Given problem.
Your answer should be one number: how many lines of the records hold the string "this".

Input.

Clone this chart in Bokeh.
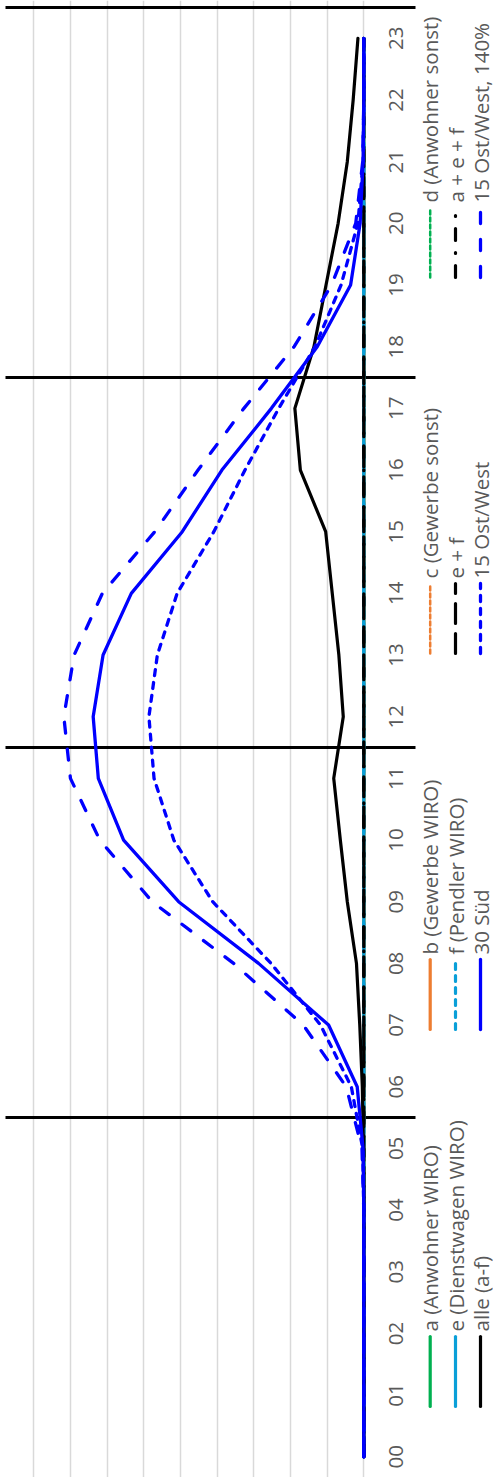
==
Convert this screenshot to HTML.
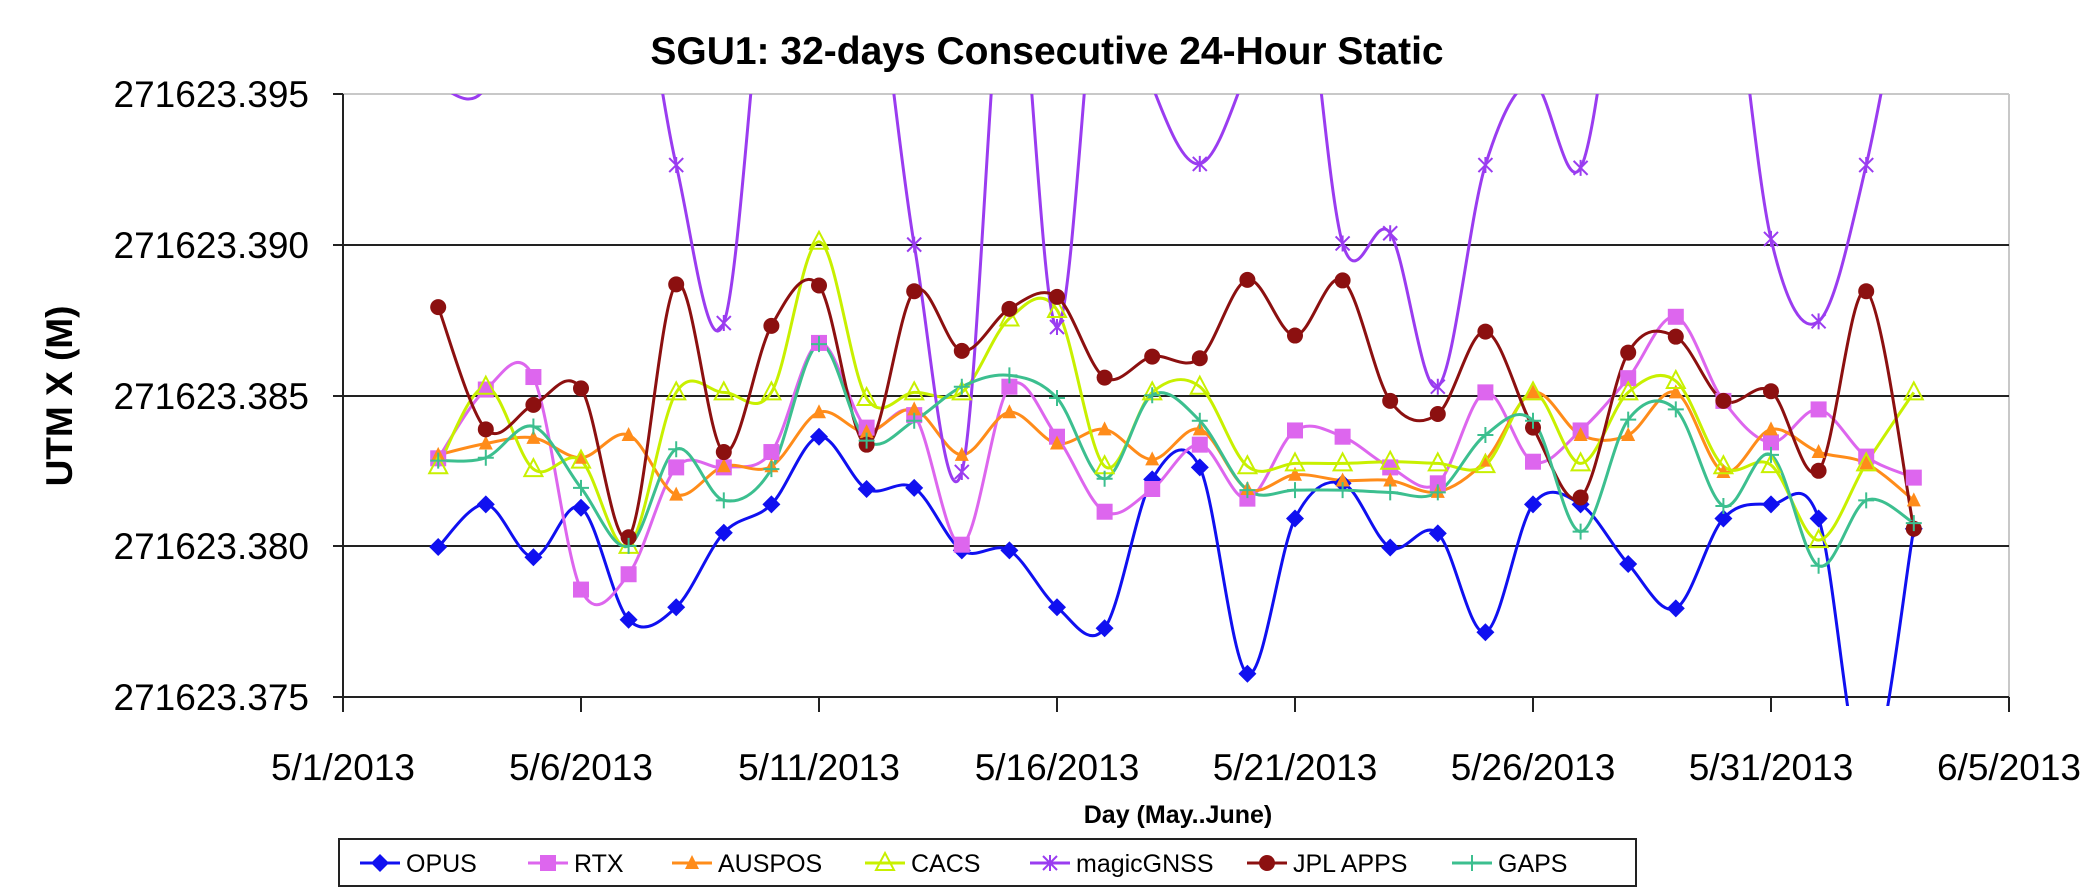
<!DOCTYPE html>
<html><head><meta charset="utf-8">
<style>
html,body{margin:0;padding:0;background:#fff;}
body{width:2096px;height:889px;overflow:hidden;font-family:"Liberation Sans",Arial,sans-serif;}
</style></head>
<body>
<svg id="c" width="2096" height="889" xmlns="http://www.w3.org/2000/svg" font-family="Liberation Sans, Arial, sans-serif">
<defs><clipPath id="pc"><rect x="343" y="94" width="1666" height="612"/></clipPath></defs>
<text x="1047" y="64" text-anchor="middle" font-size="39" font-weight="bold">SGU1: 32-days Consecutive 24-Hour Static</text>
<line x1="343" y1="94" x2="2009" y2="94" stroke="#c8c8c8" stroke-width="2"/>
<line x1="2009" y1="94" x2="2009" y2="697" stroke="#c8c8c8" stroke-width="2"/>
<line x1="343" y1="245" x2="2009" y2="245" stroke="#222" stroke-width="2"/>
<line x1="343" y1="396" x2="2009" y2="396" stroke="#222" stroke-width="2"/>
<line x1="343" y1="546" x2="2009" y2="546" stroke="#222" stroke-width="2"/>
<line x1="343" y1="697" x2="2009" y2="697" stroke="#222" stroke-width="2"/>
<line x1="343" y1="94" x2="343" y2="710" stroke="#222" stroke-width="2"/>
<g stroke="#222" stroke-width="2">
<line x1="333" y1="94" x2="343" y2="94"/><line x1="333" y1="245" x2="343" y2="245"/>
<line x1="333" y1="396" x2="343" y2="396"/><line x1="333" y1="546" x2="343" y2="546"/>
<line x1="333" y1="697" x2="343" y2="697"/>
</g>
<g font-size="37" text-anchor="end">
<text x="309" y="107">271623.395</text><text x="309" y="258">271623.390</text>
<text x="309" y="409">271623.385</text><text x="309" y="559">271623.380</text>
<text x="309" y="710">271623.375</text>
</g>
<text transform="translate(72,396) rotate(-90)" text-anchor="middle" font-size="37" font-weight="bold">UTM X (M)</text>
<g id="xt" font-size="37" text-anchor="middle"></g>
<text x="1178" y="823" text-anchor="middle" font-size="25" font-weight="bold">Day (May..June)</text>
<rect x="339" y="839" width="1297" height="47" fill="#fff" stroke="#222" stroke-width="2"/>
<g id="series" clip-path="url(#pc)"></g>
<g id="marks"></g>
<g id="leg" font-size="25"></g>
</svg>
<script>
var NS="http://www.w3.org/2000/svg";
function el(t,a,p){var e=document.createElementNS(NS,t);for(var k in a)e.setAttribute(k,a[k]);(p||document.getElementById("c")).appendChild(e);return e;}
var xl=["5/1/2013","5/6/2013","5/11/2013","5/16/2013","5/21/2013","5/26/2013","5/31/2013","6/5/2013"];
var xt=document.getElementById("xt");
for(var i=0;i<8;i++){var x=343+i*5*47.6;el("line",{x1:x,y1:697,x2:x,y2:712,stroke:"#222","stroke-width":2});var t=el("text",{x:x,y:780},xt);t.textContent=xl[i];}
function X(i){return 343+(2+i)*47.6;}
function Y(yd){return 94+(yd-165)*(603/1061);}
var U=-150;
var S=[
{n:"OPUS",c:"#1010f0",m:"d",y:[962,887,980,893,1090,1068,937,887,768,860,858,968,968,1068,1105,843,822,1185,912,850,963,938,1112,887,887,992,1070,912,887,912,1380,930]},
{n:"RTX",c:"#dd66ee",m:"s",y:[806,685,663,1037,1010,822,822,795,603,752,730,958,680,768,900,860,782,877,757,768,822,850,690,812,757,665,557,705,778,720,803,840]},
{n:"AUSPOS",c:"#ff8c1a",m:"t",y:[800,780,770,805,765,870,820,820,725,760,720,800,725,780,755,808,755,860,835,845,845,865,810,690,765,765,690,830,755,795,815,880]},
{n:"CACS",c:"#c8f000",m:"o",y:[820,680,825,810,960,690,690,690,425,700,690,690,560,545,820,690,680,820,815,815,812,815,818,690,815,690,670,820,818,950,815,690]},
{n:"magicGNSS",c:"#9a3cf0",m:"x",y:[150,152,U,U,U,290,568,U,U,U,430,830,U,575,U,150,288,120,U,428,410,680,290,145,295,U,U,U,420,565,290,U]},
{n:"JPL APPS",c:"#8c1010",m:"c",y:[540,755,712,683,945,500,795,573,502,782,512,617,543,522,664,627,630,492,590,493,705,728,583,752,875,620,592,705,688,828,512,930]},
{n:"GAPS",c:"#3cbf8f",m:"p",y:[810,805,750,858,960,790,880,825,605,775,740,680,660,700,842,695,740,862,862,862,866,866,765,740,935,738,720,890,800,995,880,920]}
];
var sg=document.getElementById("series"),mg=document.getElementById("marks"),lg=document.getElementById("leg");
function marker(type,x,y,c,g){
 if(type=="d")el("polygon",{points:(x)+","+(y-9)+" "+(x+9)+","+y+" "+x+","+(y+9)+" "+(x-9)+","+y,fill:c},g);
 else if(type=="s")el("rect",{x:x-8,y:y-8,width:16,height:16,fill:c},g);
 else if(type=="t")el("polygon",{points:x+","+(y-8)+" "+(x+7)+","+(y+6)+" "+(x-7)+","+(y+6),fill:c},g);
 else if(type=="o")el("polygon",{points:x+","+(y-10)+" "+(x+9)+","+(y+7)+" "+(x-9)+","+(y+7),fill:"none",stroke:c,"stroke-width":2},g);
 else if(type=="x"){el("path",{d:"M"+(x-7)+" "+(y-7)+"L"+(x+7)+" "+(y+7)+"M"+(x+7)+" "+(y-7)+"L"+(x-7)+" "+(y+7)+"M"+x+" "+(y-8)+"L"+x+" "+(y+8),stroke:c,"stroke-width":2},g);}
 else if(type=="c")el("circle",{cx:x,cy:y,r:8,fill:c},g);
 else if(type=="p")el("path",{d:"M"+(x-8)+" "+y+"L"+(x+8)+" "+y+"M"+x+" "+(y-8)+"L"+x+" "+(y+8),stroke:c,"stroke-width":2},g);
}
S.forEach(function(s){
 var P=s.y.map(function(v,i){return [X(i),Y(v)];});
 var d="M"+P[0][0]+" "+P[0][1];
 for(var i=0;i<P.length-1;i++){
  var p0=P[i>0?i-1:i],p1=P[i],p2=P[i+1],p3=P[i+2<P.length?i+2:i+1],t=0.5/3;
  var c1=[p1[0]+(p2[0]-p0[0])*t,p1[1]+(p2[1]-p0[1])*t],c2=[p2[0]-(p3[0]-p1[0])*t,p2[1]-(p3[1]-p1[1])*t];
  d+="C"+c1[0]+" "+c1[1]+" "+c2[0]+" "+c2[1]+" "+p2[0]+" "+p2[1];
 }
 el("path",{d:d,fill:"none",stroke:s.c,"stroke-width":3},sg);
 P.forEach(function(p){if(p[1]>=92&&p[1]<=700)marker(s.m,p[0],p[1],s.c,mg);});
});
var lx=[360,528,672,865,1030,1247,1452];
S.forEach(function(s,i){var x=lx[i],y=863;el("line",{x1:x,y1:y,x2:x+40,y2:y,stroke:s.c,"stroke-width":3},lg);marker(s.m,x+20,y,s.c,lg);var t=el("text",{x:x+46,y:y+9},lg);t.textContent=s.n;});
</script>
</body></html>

Task solution.
2